LTCG on equity funds up to ₹1.25L per year is tax-free. Harvesting means booking gains each year just below this threshold and reinvesting — resetting cost basis at a higher level. This saves ₹15,625/year in taxes. Over 20 years with a ₹2 crore portfolio, this compounds significantly.
New Tax Regime vs Old Tax Regime — which is better?
The new regime offers lower slab rates but removes most deductions (80C, HRA, LTA, 80D). Anyone with high 80C investments, home loan interest, and HRA is typically better in the old regime. Those with few deductions and income above ₹15L may benefit from the new regime. Finvastra provides a regime comparison for your specific situation.
Is ELSS better than FD for tax saving?
Yes, for most investors with a 3+ year horizon.
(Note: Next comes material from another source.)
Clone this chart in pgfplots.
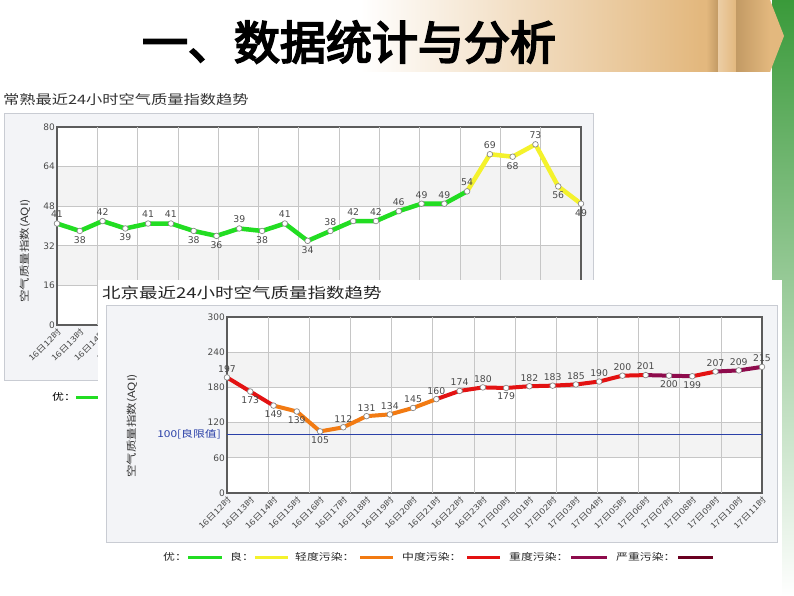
\documentclass[border=0pt]{standalone}
\usepackage{fontspec}
\setmainfont{DejaVu Sans}
\newfontfamily\cjk{Noto Sans CJK SC}[FakeStretch=1.25]
\newfontfamily\cjkt{Noto Sans CJK SC}[FakeBold=4]
\usepackage{pgfplots}
\usepackage{pgfplotstable}
\pgfplotsset{compat=1.18}

\definecolor{aqigreen}{HTML}{22DD22}
\definecolor{aqiyellow}{HTML}{F4F22C}
\definecolor{aqiorange}{HTML}{F27A12}
\definecolor{aqired}{HTML}{E31212}
\definecolor{aqipurple}{HTML}{8E0B4C}
\definecolor{aqimaroon}{HTML}{6A0020}
\definecolor{panelbg}{HTML}{F3F4F7}
\definecolor{panelborder}{HTML}{C9CCD3}
\definecolor{bandgray}{HTML}{F3F3F3}
\definecolor{gridgray}{HTML}{C6C6C6}
\definecolor{axisgray}{HTML}{5C5C5C}
\definecolor{labelgray}{HTML}{4A4A4A}
\definecolor{markgray}{HTML}{8A8A8A}
\definecolor{limitblue}{HTML}{2A40A8}
\definecolor{tanc}{HTML}{E3B87E}
\definecolor{tandk}{HTML}{C29A64}
\definecolor{slidegreen}{HTML}{3A9A3A}

\pgfplotstableread{
x y p
0 41 1
1 38 -1
2 42 1
3 39 -1
4 41 1
5 41 1
6 38 -1
7 36 -1
8 39 1
9 38 -1
10 41 1
11 34 -1
12 38 1
13 42 1
14 42 1
15 46 1
16 49 1
17 49 1
18 54 1
19 69 1
20 68 -1
21 73 1
22 56 -1
23 49 -1
}\csdata

\pgfplotstableread{
x y p
0 197 1
1 173 -1
2 149 -1
3 139 -1
4 105 -1
5 112 1
6 131 1
7 134 1
8 145 1
9 160 1
10 174 1
11 180 1
12 179 -1
13 182 1
14 183 1
15 185 1
16 190 1
17 200 1
18 201 1
19 200 -1
20 199 -1
21 207 1
22 209 1
23 215 1
}\bjdata

\pgfplotsset{
  /pgf/number format/assume math mode=true,
  aqi/.style={
    scale only axis, anchor=south west,
    xmin=0, xmax=23, enlargelimits=false, clip=false,
    axis line style={draw=axisgray, line width=1.2pt},
    xtick={0,...,23},
    xticklabels={16日12时,16日13时,16日14时,16日15时,16日16时,16日17时,16日18时,16日19时,16日20时,16日21时,16日22时,16日23时,17日00时,17日01时,17日02时,17日03时,17日04时,17日05时,17日06时,17日07时,17日08时,17日09时,17日10时,17日11时},
    x tick label style={rotate=45, anchor=north east, font=\cjk\fontsize{8}{8}\selectfont, text=labelgray, inner sep=1.5pt},
    y tick label style={font=\fontsize{9}{10}\selectfont, text=labelgray, inner sep=2pt},
    major tick length=0pt,
    ymajorgrids,
    major grid style={draw=gridgray, line width=0.7pt},
    extra x ticks={1.769,3.538,5.308,7.077,8.846,10.615,12.385,14.154,15.923,17.692,19.462,21.231},
    extra x tick labels={},
    extra x tick style={grid=major, major tick length=0pt},
  },
  seg/.style={line width=#1, line join=round, line cap=round},
  dots/.style={only marks, mark=*, mark size=2.8pt, mark options={fill=white, draw=markgray, line width=0.7pt}},
  lbls/.style={draw=none, nodes near coords, point meta=y,
    visualization depends on={\thisrow{p}\as\pp},
    every node near coord/.append style={anchor=center, yshift=\pp*#1, font=\fontsize{9.3}{10}\selectfont, text=labelgray, inner sep=0pt}},
}

\begin{document}
\begin{tikzpicture}[x=1pt,y=1pt]
% slide background
\fill[white] (0,0) rectangle (794,-596);
\shade[top color=slidegreen, middle color=slidegreen!45!white, bottom color=white] (772,0) rectangle (794,-596);
\shade[left color=white, right color=tanc] (360,0) rectangle (700,-72);
\fill[tanc] (700,0) -- (770,0) -- (784,-36) -- (770,-72) -- (700,-72) -- cycle;
\shade[left color=tanc, right color=tandk] (706,0) rectangle (718,-72);
\shade[left color=tanc!70!white, right color=tanc] (718,0) rectangle (736,-72);
\shade[left color=tandk, right color=tanc] (736,0) rectangle (770,-72);
\node[font=\cjkt\fontsize{46}{46}\selectfont, text=black] at (349,-42) {一、数据统计与分析};

% ---- Changshu panel ----
\node[anchor=west, font=\cjk\fontsize{13}{13}\selectfont, text=black!80, inner sep=0pt] at (3,-100) {常熟最近24小时空气质量指数趋势};
\draw[panelborder, fill=panelbg, line width=0.8pt] (4,-113) rectangle (593,-380);
\fill[white] (57,-127) rectangle (581,-325);
\fill[bandgray] (57,-166.6) rectangle (581,-206.2);
\fill[bandgray] (57,-245.8) rectangle (581,-285.4);
\node[rotate=90, font=\cjk\fontsize{10}{10}\selectfont, text=black!80] at (25,-251) {空气质量指数(AQI)};
\begin{axis}[aqi, at={(57pt,-325pt)}, width=524pt, height=198pt,
  ymin=0, ymax=80, ytick={0,16,...,80}]
\addplot[aqigreen, seg=4.5pt, restrict x to domain=0:18] table[x=x,y=y]{\csdata};
\addplot[aqiyellow, seg=4.5pt, restrict x to domain=18:23] table[x=x,y=y]{\csdata};
\addplot[dots] table[x=x,y=y]{\csdata};
\addplot[lbls=9pt] table[x=x,y=y]{\csdata};
\end{axis}
\node[anchor=west, font=\cjk\fontsize{9.5}{10}\selectfont, inner sep=0pt] at (52,-397) {优：};
\draw[aqigreen, line width=3pt] (76,-397) -- (104,-397);

% ---- Beijing panel ----
\fill[white] (98,-280) rectangle (782,-596);
\node[anchor=west, font=\cjk\fontsize{14.8}{15}\selectfont, text=black!85, inner sep=0pt] at (102,-293) {北京最近24小时空气质量指数趋势};
\draw[panelborder, fill=panelbg, line width=0.8pt] (106,-305) rectangle (777,-542);
\fill[white] (227,-317) rectangle (762,-493);
\fill[bandgray] (227,-352.2) rectangle (762,-387.4);
\fill[bandgray] (227,-422.6) rectangle (762,-457.8);
\node[rotate=90, font=\cjk\fontsize{10}{10}\selectfont, text=black!80] at (132,-426) {空气质量指数(AQI)};
\begin{axis}[aqi, at={(227pt,-493pt)}, width=535pt, height=176pt,
  ymin=0, ymax=300, ytick={0,60,...,300}]
\addplot[limitblue, line width=0.8pt] coordinates {(0,100) (23,100)};
\node[anchor=east, text=limitblue, font=\cjk\fontsize{9.5}{10}\selectfont, inner sep=0pt] at (axis cs:0,100) [xshift=-6pt] {100[良限值]};
\addplot[aqired, seg=4pt, restrict x to domain=0:2] table[x=x,y=y]{\bjdata};
\addplot[aqiorange, seg=4pt, restrict x to domain=2:9] table[x=x,y=y]{\bjdata};
\addplot[aqired, seg=4pt, restrict x to domain=9:18] table[x=x,y=y]{\bjdata};
\addplot[aqipurple, seg=4pt, restrict x to domain=18:20] table[x=x,y=y]{\bjdata};
\addplot[aqired, seg=4pt, restrict x to domain=20:21] table[x=x,y=y]{\bjdata};
\addplot[aqipurple, seg=4pt, restrict x to domain=21:23] table[x=x,y=y]{\bjdata};
\addplot[dots] table[x=x,y=y]{\bjdata};
\addplot[lbls=8.5pt] table[x=x,y=y]{\bjdata};
\end{axis}
% legend
\begin{scope}[every node/.style={anchor=west, font=\cjk\fontsize{9.5}{10}\selectfont, inner sep=0pt, text=black!85}]
\node at (163,-557) {优：};
\draw[aqigreen, line width=3pt] (188,-557) -- (222,-557);
\node at (230,-557) {良：};
\draw[aqiyellow, line width=3pt] (255,-557) -- (288,-557);
\node at (295,-557) {轻度污染：};
\draw[aqiorange, line width=3pt] (360,-557) -- (393,-557);
\node at (402,-557) {中度污染：};
\draw[aqired, line width=3pt] (467,-557) -- (500,-557);
\node at (509,-557) {重度污染：};
\draw[aqipurple, line width=3pt] (571,-557) -- (607,-557);
\node at (616,-557) {严重污染：};
\draw[aqimaroon, line width=3pt] (678,-557) -- (713,-557);
\end{scope}
\end{tikzpicture}
\end{document}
Tax-saving FD has a 5-year lock-in and interest is taxed at slab. ELSS has a shorter 3-year lock-in and LTCG is taxed at only 12.5%. ELSS has historically significantly outperformed tax-saving FDs on post-tax returns, though it carries market risk.
How are capital gains from mutual funds taxed in India?
Equity MFs (held 12+ months): LTCG taxed at 12.5% above ₹1.25L. STCG (under 12 months) at 20%. Debt MFs (post April 2023): gains taxed at slab rate regardless of holding period. Hybrid funds taxed based on equity allocation percentage.
Can I save tax on NPS withdrawal at maturity?
Yes. At NPS maturity (age 60+), 60% of the corpus can be withdrawn as lump sum — fully tax-free. The remaining 40% must buy an annuity, and annuity income is taxable at slab rate. The 60% tax-free lump sum is a major advantage of NPS.
Does Finvastra help with tax return filing?
No. Finvastra is a wealth advisory firm — we advise on investment-based tax planning (80C, ELSS selection, LTCG harvesting). We do not file income tax returns. For complex tax structures and ITR filing, we recommend partnering with a qualified CA.
How early should I start tax planning each year?
Ideally from April 1 — the start of the financial year. Spreading ELSS investments via monthly SIP (April to March) gives you rupee cost averaging benefit and avoids the year-end rush of investing a lump sum in February/March. Year-end lump sum investments risk catching market peaks and missing potential returns.